Their Act served as the model for our own anti-trafficking law, the Immoral Traffic Prevention Act, which too punished women for soliciting, did not define trafficking or the trafficker and had very light punishments against end-users. Now trafficking will no longer be a victimless crime, but will highlight that prostitution is a system in which marginalised girls, boys and women are controlled by pimps, brothel owners and customers.
The proposed amendments have a much stricter and surer punishment for traffickers and end-users, including life imprisonment for repeat offenders, or traffickers of more than one person and higher penalties for first-time offenders. It also has proposed life imprisonment for “the remainder of that person’s natural life” for public servants such as police officers, who are involved in any way in the exploitation. This strict liability of public servants will help prevent senior public officials, including police officers, from covering up the crime of trafficking if they themselves take pay-offs, buy sex or even anonymously own brothels.
The sterner punishments will also deter the demand for trafficked people by holding end-users and traffickers legally accountable. In Sweden and Norway, similar laws have made the purchase of sex illegal while removing all culpability from women for selling sex, recognising their gender inequality.

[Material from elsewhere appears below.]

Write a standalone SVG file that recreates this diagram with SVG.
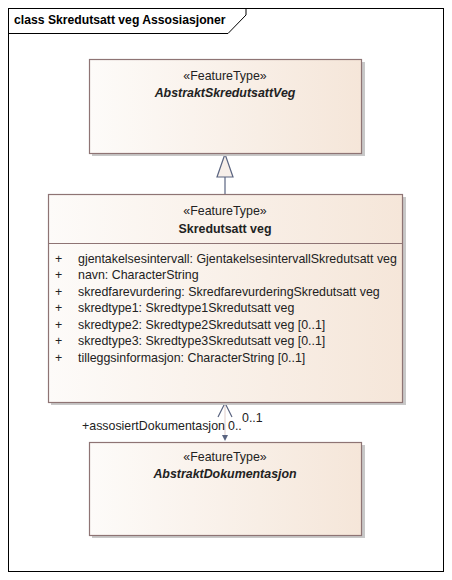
<svg xmlns="http://www.w3.org/2000/svg" width="452" height="580" viewBox="0 0 452 580">
<style>
text{font-family:"Liberation Sans",Arial,sans-serif;font-size:12.4px;fill:#222}
.c{text-anchor:middle}
.b{font-weight:bold}
.i{font-style:italic;font-weight:bold}
.box{fill:url(#g);stroke:#8e7474;stroke-width:1.2}
.sh{fill:#c8c8c8}
.ln{stroke:#5a6480;stroke-width:1.2;fill:none}
</style>
<defs>
<linearGradient id="g" x1="0" y1="0" x2="1" y2="0">
<stop offset="0" stop-color="#fdfbf9"/>
<stop offset="1" stop-color="#f5e6d9"/>
</linearGradient>
</defs>
<rect x="0" y="0" width="452" height="580" fill="#ffffff"/>
<g id="frame">
<rect x="8.5" y="8.5" width="435" height="563" fill="none" stroke="#000" stroke-width="1"/>
<path d="M8.5 33.5 H228 L246 15 V8.5" fill="none" stroke="#000" stroke-width="1"/>
<text x="14" y="24" class="b" style="font-size:12.2px;fill:#000">class Skredutsatt veg Assosiasjoner</text>
</g>
<g id="connectors">
<line class="ln" x1="225" y1="177" x2="225" y2="194"/>
<polygon points="225,154 217,177 233,177" fill="#f7efe9" stroke="#5a6480" stroke-width="1.2"/>
<line x1="225" y1="404" x2="225" y2="436" stroke="#e6d6d2" stroke-width="1.2"/>
<polyline class="ln" points="218,417 225,403 232,417"/>
<polygon points="222,435 228,435 225,441" fill="#5a6480"/>
<text x="242" y="422">0..1</text>
<text x="82" y="430">+assosiertDokumentasjon</text>
<text x="228" y="430">0..</text>
</g>
<g id="AbstraktSkredutsattVeg">
<rect class="sh" x="92" y="62" width="273" height="94"/>
<rect class="box" x="89.5" y="59.5" width="272" height="94"/>
<text x="225" y="80" class="c">«FeatureType»</text>
<text x="225" y="97" class="c i">AbstraktSkredutsattVeg</text>
</g>
<g id="SkredutsattVeg">
<rect class="sh" x="51" y="197" width="355" height="208"/>
<rect class="box" x="48.5" y="194.5" width="354" height="208"/>
<line x1="48.5" y1="243.5" x2="402.5" y2="243.5" stroke="#8e7474" stroke-width="1"/>
<text x="225" y="215" class="c">«FeatureType»</text>
<text x="225" y="233" class="c b">Skredutsatt veg</text>
<text x="55" y="263">+</text><text x="78" y="263">gjentakelsesintervall: GjentakelsesintervallSkredutsatt veg</text>
<text x="55" y="279">+</text><text x="78" y="279">navn: CharacterString</text>
<text x="55" y="296">+</text><text x="78" y="296">skredfarevurdering: SkredfarevurderingSkredutsatt veg</text>
<text x="55" y="312">+</text><text x="78" y="312">skredtype1: Skredtype1Skredutsatt veg</text>
<text x="55" y="329">+</text><text x="78" y="329">skredtype2: Skredtype2Skredutsatt veg [0..1]</text>
<text x="55" y="345">+</text><text x="78" y="345">skredtype3: Skredtype3Skredutsatt veg [0..1]</text>
<text x="55" y="362">+</text><text x="78" y="362">tilleggsinformasjon: CharacterString [0..1]</text>
</g>
<g id="AbstraktDokumentasjon">
<rect class="sh" x="92" y="445" width="273" height="93"/>
<rect class="box" x="89.5" y="442.5" width="272" height="93"/>
<text x="225" y="461" class="c">«FeatureType»</text>
<text x="225" y="478" class="c i">AbstraktDokumentasjon</text>
</g>
</svg>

In both countries the demand for purchased sex and trafficking has come down.
Justice Verma’s recommendations establish zero tolerance for violence against women by ending male impunity on all forms of rape and sexual exploitation, whether for commercial or non-commercial purposes. In a great act of social justice, the recommendations make unacceptable the rape of poor, low-caste and marginalised women, even for commercial reimbursement, by recognising that it is a violation of her bodily integrity. Prostituted women and children are seen as victims of male violence who do not risk legal penalties. Instead, they have a right to assistance to escape prostitution.
The definition proposed by the Verma Committee holds accountable the pimps, traffickers and prostitution buyers who, knowingly, exploit the vulnerability of the females caused by high rates of poverty, unemployment, discriminatory labour practices, gender inequalities and violence against women and children.
These recommendations pave the way for our country to create a contemporary, democratic society where women and girls can live lives free of male violence. It addresses both the urgency of the crisis in India, where 17 women are raped “officially” everyday, and hopefully sets the stage for legislation that will recognise that any society that claims to defend principles of legal, political, economic and social equality for women and girls must reject the idea that women and children, mostly girls, are commodities that can be bought, sold and sexually exploited by men.
To do otherwise is to allow that a separate class of female human beings, especially women and girls who are economically and caste-wise marginalised, is excluded from measures being set in place for women’s security. As well as from the universal protection of human dignity enshrined in our Constitution and the body of international human rights instruments developed during the past 60 years.